Monday, August 30, 2004

Bush's House of Cards

Bush's House of Cards by Dean Baker
Dean Baker is the co-director of the Center for Economic and Policy Research.

"The red-hot housing market has forced up home prices nationwide by 35 percent after adjusting for inflation. There is no precedent for this sort of increase in home prices. Historically, home prices have moved at roughly the same pace as the overall rate of inflation. While the bubble has not affected every housing market--in large parts of the country home prices have remained pretty much even with inflation--in the bubble areas, primarily on the two coasts, home prices have exceeded the overall rate of inflation by 60 percentage points or more.

The housing enthusiasts, led by Alan Greenspan, insist that the run-up is not a bubble, but rather reflects fundamental factors in the demand for housing. They cite several factors that could explain the price surge: a limited supply of urban land, immigration increasing the demand for housing, environmental restrictions on building, and rising family income leading to increased demand for housing.
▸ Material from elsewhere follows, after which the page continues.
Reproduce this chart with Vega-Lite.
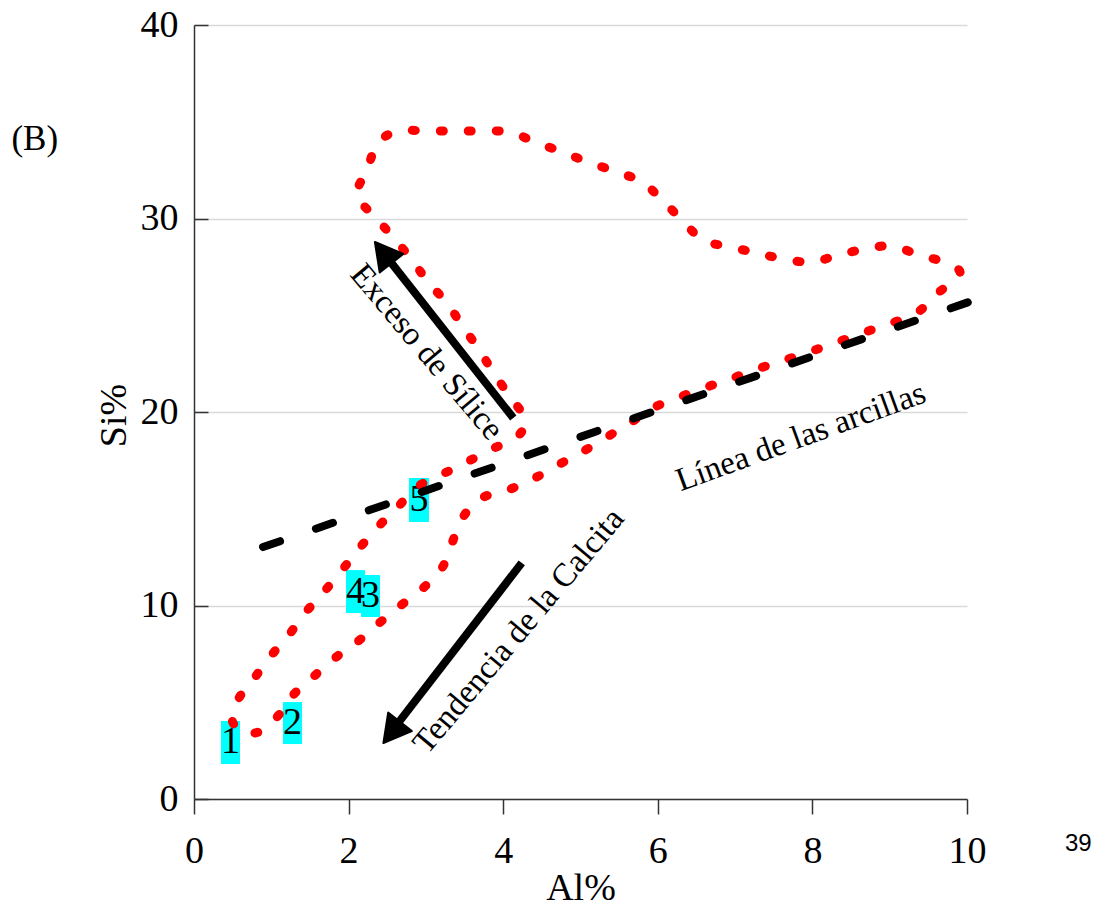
{
  "$schema": "https://vega.github.io/schema/vega-lite/v6.json",
  "width": 773,
  "height": 774,
  "autosize": {"type": "none"},
  "padding": {"left": 194, "top": 25, "right": 134, "bottom": 112},
  "background": "white",
  "config": {"view": {"stroke": null}, "font": "Liberation Serif"},
  "datasets": {
    "loop": [
      {"i": 1, "al": 0.505, "si": 3.93}, {"i": 2, "al": 0.789, "si": 3.41}, {"i": 3, "al": 1.074, "si": 4.24},
      {"i": 4, "al": 1.281, "si": 5.37}, {"i": 5, "al": 1.539, "si": 6.30}, {"i": 6, "al": 1.824, "si": 7.29},
      {"i": 7, "al": 2.109, "si": 8.11}, {"i": 8, "al": 2.380, "si": 9.04}, {"i": 9, "al": 2.665, "si": 9.97},
      {"i": 10, "al": 2.963, "si": 10.90}, {"i": 11, "al": 3.208, "si": 11.94}, {"i": 12, "al": 3.338, "si": 13.23},
      {"i": 13, "al": 3.480, "si": 14.57}, {"i": 14, "al": 3.726, "si": 15.56}, {"i": 15, "al": 4.062, "si": 15.97},
      {"i": 16, "al": 4.386, "si": 16.54}, {"i": 17, "al": 4.709, "si": 17.26}, {"i": 18, "al": 5.019, "si": 17.93},
      {"i": 19, "al": 5.343, "si": 18.71}, {"i": 20, "al": 5.640, "si": 19.43}, {"i": 21, "al": 5.938, "si": 20.21},
      {"i": 22, "al": 6.287, "si": 20.78}, {"i": 23, "al": 6.637, "si": 21.29}, {"i": 24, "al": 6.973, "si": 21.76},
      {"i": 25, "al": 7.322, "si": 22.27}, {"i": 26, "al": 7.646, "si": 22.69}, {"i": 27, "al": 7.995, "si": 23.15},
      {"i": 28, "al": 8.331, "si": 23.62}, {"i": 29, "al": 8.681, "si": 24.13}, {"i": 30, "al": 9.030, "si": 24.60},
      {"i": 31, "al": 9.366, "si": 25.17}, {"i": 32, "al": 9.625, "si": 26.15}, {"i": 33, "al": 9.909, "si": 27.13},
      {"i": 34, "al": 9.741, "si": 27.70}, {"i": 35, "al": 9.379, "si": 28.11}, {"i": 36, "al": 9.030, "si": 28.58},
      {"i": 37, "al": 8.681, "si": 28.42}, {"i": 38, "al": 8.331, "si": 28.11}, {"i": 39, "al": 7.995, "si": 27.75},
      {"i": 40, "al": 7.620, "si": 27.91}, {"i": 41, "al": 7.283, "si": 28.22}, {"i": 42, "al": 6.934, "si": 28.53},
      {"i": 43, "al": 6.585, "si": 28.89}, {"i": 44, "al": 6.313, "si": 29.92}, {"i": 45, "al": 6.054, "si": 30.96},
      {"i": 46, "al": 5.796, "si": 31.89}, {"i": 47, "al": 5.472, "si": 32.40}, {"i": 48, "al": 5.097, "si": 32.92},
      {"i": 49, "al": 4.761, "si": 33.44}, {"i": 50, "al": 4.411, "si": 33.95}, {"i": 51, "al": 4.088, "si": 34.47},
      {"i": 52, "al": 3.726, "si": 34.52}, {"i": 53, "al": 3.376, "si": 34.52}, {"i": 54, "al": 3.014, "si": 34.52},
      {"i": 55, "al": 2.639, "si": 34.52}, {"i": 56, "al": 2.380, "si": 33.90}, {"i": 57, "al": 2.238, "si": 32.51},
      {"i": 58, "al": 2.109, "si": 31.21}, {"i": 59, "al": 2.342, "si": 30.08}, {"i": 60, "al": 2.574, "si": 29.04},
      {"i": 61, "al": 2.820, "si": 27.86}, {"i": 62, "al": 3.027, "si": 26.72}, {"i": 63, "al": 3.273, "si": 25.63},
      {"i": 64, "al": 3.480, "si": 24.39}, {"i": 65, "al": 3.674, "si": 23.31}, {"i": 66, "al": 3.868, "si": 22.07},
      {"i": 67, "al": 4.088, "si": 20.78}, {"i": 68, "al": 4.282, "si": 19.64}, {"i": 69, "al": 4.179, "si": 18.71},
      {"i": 70, "al": 3.855, "si": 18.09}, {"i": 71, "al": 3.532, "si": 17.42}, {"i": 72, "al": 3.221, "si": 16.80},
      {"i": 73, "al": 2.885, "si": 16.12}, {"i": 74, "al": 2.626, "si": 15.04}, {"i": 75, "al": 2.367, "si": 14.01},
      {"i": 76, "al": 2.122, "si": 12.87}, {"i": 77, "al": 1.915, "si": 11.83}, {"i": 78, "al": 1.669, "si": 10.65},
      {"i": 79, "al": 1.436, "si": 9.61}, {"i": 80, "al": 1.216, "si": 8.42}, {"i": 81, "al": 0.983, "si": 7.34},
      {"i": 82, "al": 0.763, "si": 6.15}, {"i": 83, "al": 0.569, "si": 5.12}
    ],
    "clay": [
      {"al": 0.893, "si": 13.02},
      {"al": 10.10, "si": 25.79}
    ],
    "shafts": [
      {"arrow": "silice", "al": 4.13, "si": 19.69},
      {"arrow": "silice", "al": 2.46, "si": 28.18},
      {"arrow": "calcita", "al": 4.24, "si": 12.20},
      {"arrow": "calcita", "al": 2.56, "si": 3.51}
    ],
    "heads": [
      {"arrow": "silice", "al": 2.34, "si": 28.79},
      {"arrow": "calcita", "al": 2.45, "si": 2.89}
    ],
    "boxes": [
      {"label": "1", "al0": 0.349, "al1": 0.595, "si0": 1.81, "si1": 4.03},
      {"label": "2", "al0": 1.151, "al1": 1.397, "si0": 2.84, "si1": 5.01},
      {"label": "4", "al0": 1.966, "al1": 2.212, "si0": 9.61, "si1": 11.83},
      {"label": "3", "al0": 2.160, "al1": 2.406, "si0": 9.41, "si1": 11.58},
      {"label": "5", "al0": 2.781, "al1": 3.040, "si0": 14.32, "si1": 16.59}
    ],
    "labels": [
      {"label": "1", "al": 0.472, "si": 2.92},
      {"label": "2", "al": 1.274, "si": 3.93},
      {"label": "4", "al": 2.089, "si": 10.72},
      {"label": "3", "al": 2.283, "si": 10.49},
      {"label": "5", "al": 2.911, "si": 15.45}
    ],
    "notes": [
      {"note": "Exceso de Sílice", "al": 3.01, "si": 23.10},
      {"note": "Tendencia de la Calcita", "al": 4.20, "si": 8.68},
      {"note": "Línea de las arcillas", "al": 7.85, "si": 18.71},
      {"note": "(B)", "al": -2.06, "si": 33.54},
      {"note": "39", "al": 11.44, "si": -2.33}
    ]
  },
  "layer": [
    {
      "data": {"name": "boxes"},
      "mark": {"type": "rect", "color": "#00ffff"},
      "encoding": {
        "x": {"field": "al0", "type": "quantitative",
          "scale": {"domain": [0, 10], "nice": false, "zero": false},
          "axis": {
            "title": "Al%", "values": [0, 2, 4, 6, 8, 10], "format": "d", "grid": false,
            "labelFont": "Liberation Serif", "labelFontSize": 38, "labelColor": "black",
            "labelPadding": 18, "labelFlush": false, "labelOverlap": false,
            "tickSize": 15, "tickColor": "#333", "tickWidth": 1.5,
            "domainColor": "#333", "domainWidth": 1.5,
            "titleFont": "Liberation Serif", "titleFontSize": 38, "titleFontWeight": "normal",
            "titleColor": "black", "titleBaseline": "middle", "titleY": 89
          }
        },
        "x2": {"field": "al1"},
        "y": {"field": "si0", "type": "quantitative",
          "scale": {"domain": [0, 40], "nice": false, "zero": false},
          "axis": {
            "title": "Si%", "values": [0, 10, 20, 30, 40], "format": "d", "grid": true,
            "gridColor": "#d9d9d9", "gridWidth": 1.5,
            "labelFont": "Liberation Serif", "labelFontSize": 38, "labelColor": "black",
            "labelPadding": 30, "labelFlush": false, "labelOverlap": false,
            "tickSize": -14, "tickColor": "#333", "tickWidth": 1.5,
            "domainColor": "#333", "domainWidth": 1.5,
            "titleFont": "Liberation Serif", "titleFontSize": 38, "titleFontWeight": "normal",
            "titleColor": "black", "titleAngle": -90, "titleBaseline": "middle", "titleAlign": "center",
            "titleX": -80, "titleY": 390
          }
        },
        "y2": {"field": "si1"}
      }
    },
    {
      "data": {"name": "labels"},
      "mark": {"type": "text", "font": "Liberation Serif", "fontSize": 38, "color": "black", "align": "center", "baseline": "middle"},
      "encoding": {
        "x": {"field": "al", "type": "quantitative"},
        "y": {"field": "si", "type": "quantitative"},
        "text": {"field": "label"}
      }
    },
    {
      "data": {"name": "loop"},
      "mark": {"type": "line", "color": "#ff0000", "strokeWidth": 9, "strokeDash": [3, 25], "strokeCap": "round", "interpolate": "cardinal-closed"},
      "encoding": {
        "x": {"field": "al", "type": "quantitative"},
        "y": {"field": "si", "type": "quantitative"},
        "order": {"field": "i", "type": "quantitative"}
      }
    },
    {
      "data": {"name": "clay"},
      "mark": {"type": "line", "color": "black", "strokeWidth": 8, "strokeDash": [18, 38], "strokeCap": "round"},
      "encoding": {
        "x": {"field": "al", "type": "quantitative"},
        "y": {"field": "si", "type": "quantitative"}
      }
    },
    {
      "data": {"name": "shafts"},
      "mark": {"type": "line", "color": "black", "strokeWidth": 8, "strokeCap": "butt"},
      "encoding": {
        "x": {"field": "al", "type": "quantitative"},
        "y": {"field": "si", "type": "quantitative"},
        "detail": {"field": "arrow"}
      }
    },
    {
      "data": {"name": "heads"},
      "transform": [{"filter": "datum.arrow === 'silice'"}],
      "mark": {"type": "point", "shape": "M0,0L-0.5,0.9L0.5,0.9Z", "size": 3600, "filled": true, "color": "black", "opacity": 1, "angle": 322, "stroke": "black", "strokeWidth": 2, "strokeJoin": "round"},
      "encoding": {
        "x": {"field": "al", "type": "quantitative"},
        "y": {"field": "si", "type": "quantitative"}
      }
    },
    {
      "data": {"name": "heads"},
      "transform": [{"filter": "datum.arrow === 'calcita'"}],
      "mark": {"type": "point", "shape": "M0,0L-0.5,0.9L0.5,0.9Z", "size": 3600, "filled": true, "color": "black", "opacity": 1, "angle": 218, "stroke": "black", "strokeWidth": 2, "strokeJoin": "round"},
      "encoding": {
        "x": {"field": "al", "type": "quantitative"},
        "y": {"field": "si", "type": "quantitative"}
      }
    },
    {
      "data": {"name": "notes"},
      "transform": [{"filter": "datum.note === 'Exceso de Sílice'"}],
      "mark": {"type": "text", "font": "Liberation Serif", "fontSize": 33, "color": "black", "align": "center", "baseline": "middle", "angle": 50},
      "encoding": {
        "x": {"field": "al", "type": "quantitative"},
        "y": {"field": "si", "type": "quantitative"},
        "text": {"field": "note"}
      }
    },
    {
      "data": {"name": "notes"},
      "transform": [{"filter": "datum.note === 'Tendencia de la Calcita'"}],
      "mark": {"type": "text", "font": "Liberation Serif", "fontSize": 33, "color": "black", "align": "center", "baseline": "middle", "angle": -50},
      "encoding": {
        "x": {"field": "al", "type": "quantitative"},
        "y": {"field": "si", "type": "quantitative"},
        "text": {"field": "note"}
      }
    },
    {
      "data": {"name": "notes"},
      "transform": [{"filter": "datum.note === 'Línea de las arcillas'"}],
      "mark": {"type": "text", "font": "Liberation Serif", "fontSize": 33, "color": "black", "align": "center", "baseline": "middle", "angle": -20},
      "encoding": {
        "x": {"field": "al", "type": "quantitative"},
        "y": {"field": "si", "type": "quantitative"},
        "text": {"field": "note"}
      }
    },
    {
      "data": {"name": "notes"},
      "transform": [{"filter": "datum.note === '(B)'"}],
      "mark": {"type": "text", "font": "Liberation Serif", "fontSize": 35, "color": "black", "align": "center", "baseline": "alphabetic"},
      "encoding": {
        "x": {"field": "al", "type": "quantitative"},
        "y": {"field": "si", "type": "quantitative"},
        "text": {"field": "note"}
      }
    },
    {
      "data": {"name": "notes"},
      "transform": [{"filter": "datum.note === '39'"}],
      "mark": {"type": "text", "font": "Liberation Sans", "fontSize": 24, "color": "black", "align": "center", "baseline": "middle"},
      "encoding": {
        "x": {"field": "al", "type": "quantitative"},
        "y": {"field": "si", "type": "quantitative"},
        "text": {"field": "note"}
      }
    }
  ]
}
A quick examination shows that none of these explanations holds water. Land is always in limited supply; that fact never led to such a widespread run-up in home prices in the past. Immigration didn't just begin in the late nineties. Also, most recent immigrants are low-wage workers. They are not in the market for the $500,000 homes that middle-class families now occupy in bubble-inflated markets. Furthermore, the demographic impact of recent immigration rates pales compared to the impact of baby boomers first forming their first households in the late seventies and eighties. And that did not lead to a comparable boom in home prices."